The fix was a targeted upstream patch reducing the scope of the critical section, plus a workload-side change to reduce planner pressure. Total time from regression to root cause: several engineer-weeks.
Three findings engineering leaders should internalise
The specific bug matters less than the pattern. There are three takeaways here that apply to any team running large-scale data infrastructure.
First, dashboard-shaped observability misses contention bugs. Most production observability is built around rates, errors, durations, and saturation — the RED and USE methods. Lock contention inside a query planner produces none of these signals cleanly. The query eventually completes. The CPU is not saturated; threads are blocked, not running. Saturation metrics measure resources, not coordination primitives. If your platform team can't pull flame graphs, off-CPU profiles, or lock-wait traces from production databases in under an hour, you have the same blind spot Cloudflare had.
Second, schema and partitioning changes are platform-level changes, not application-level changes. The Cloudflare regression was triggered by what most teams would treat as a routine DBA task. The blast radius — billing pipeline stalls — was enormous, but the change-management process almost certainly treated it as low-risk. In large engineering organisations, partitioning changes, index rebuilds, and storage-engine tuning routinely bypass the same review rigour applied to application deploys, even though they have higher production impact.
Third, upstream patching is now a baseline platform skill, not an exotic capability. Cloudflare didn't escalate to a vendor. They read the ClickHouse source, identified the contention, and shipped a patch. Ten years ago this was rare. Today, with most data infrastructure being open source and AI-assisted code comprehension being genuinely useful at this kind of task, it is a reasonable expectation for any platform team running infrastructure at scale. Teams that still treat their database as a black box will be slower to recover from every incident of this shape.
What to do this week
Three concrete actions, in priority order.
- Audit your top three data platforms for lock-wait visibility. For each, document how an on-call engineer would, today, identify a contention bug in under 30 minutes.
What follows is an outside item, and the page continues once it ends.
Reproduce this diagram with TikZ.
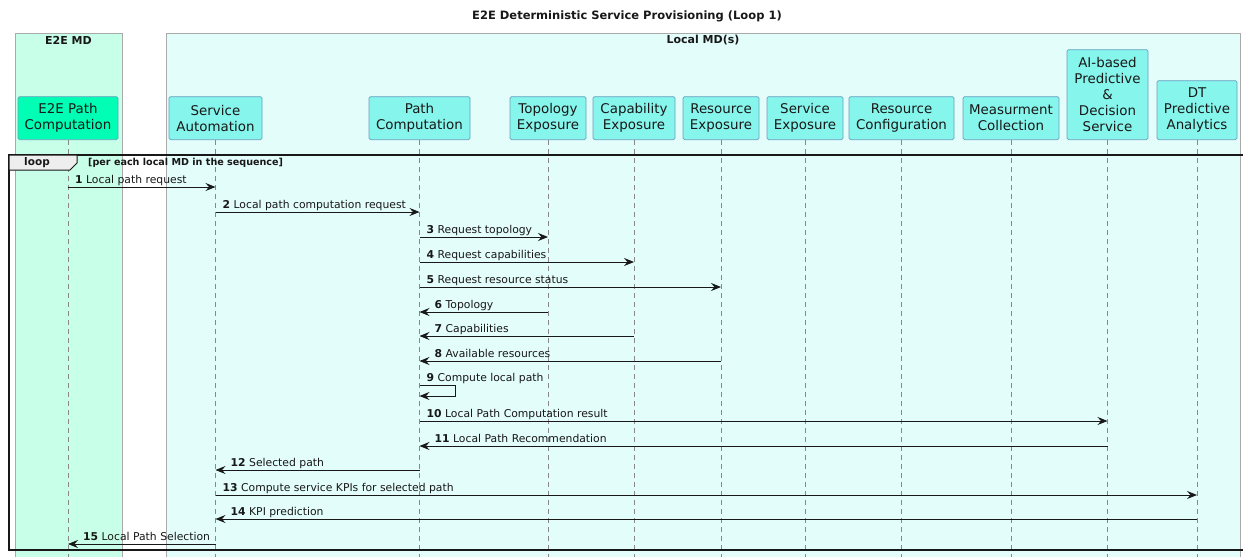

If the answer involves SSHing into a node and running
perfad-hoc, that's your gap. Most managed database services now expose wait-event telemetry — turn it on and put it on a dashboard.
- Reclassify schema, partitioning, and storage-engine changes as Tier 1 production changes. Require the same canary, rollback plan, and reviewer rigour you apply to application deploys. The Cloudflare incident is one of dozens of public post-mortems where a "DBA task" caused a customer-facing outage.
- Identify one piece of open-source infrastructure in your critical path that no one on your team has ever read the source of. Assign someone to spend two days reading it. The goal isn't to become a maintainer — it's to remove the cognitive barrier that prevents your team from debugging into it during an incident.
None of these are large investments. All three would have shortened Cloudflare's incident materially.
The deeper pattern
The ClickHouse incident is part of a broader trend that engineering leaders should be tracking. As organisations consolidate onto a smaller number of very large data platforms — ClickHouse, Snowflake, BigQuery, Iceberg-on-X — the failure modes shift from "the query is wrong" to "the platform itself has emergent behaviour under our specific load". The old playbook of throwing more hardware at the problem rarely works because the bottleneck is in coordination, not resources.
This is also why generic platform expertise is becoming less useful and workload-specific expertise more valuable. Knowing ClickHouse is not the same as knowing how ClickHouse behaves under billing-style batch concurrency on tables with high partition counts. The latter is what actually fixes incidents. It's also what most internal teams don't have time to build, because the people who could build it are firefighting.
How Anystack helps
This is the shape of problem a 3-person AI-augmented pod is built for. Three senior engineers, paired with AI tooling that accelerates source-code comprehension and trace analysis, can move from "unknown regression in a managed platform" to "upstream patch and workload fix" in days rather than the engineer-weeks an internal team typically spends. We've run this play on Postgres, Kafka, and ClickHouse workloads across several enterprise clients in the last year.
When the work is more systemic — observability gaps, change-management weaknesses, or platform reliability debt accumulating across multiple data systems — the same pod model applies through our platform reliability engagement. The output is the same: a smaller team, moving faster, with the depth to read the source when the dashboards lie.
The Cloudflare post-mortem is a good example of what world-class platform engineering looks like in 2026: read the source, patch upstream, write it up honestly. Most enterprise engineering organisations are not yet operating at that level — not because their engineers are less capable, but because the structure around them rewards firefighting over depth. Closing that gap is a leadership decision, not an engineering one.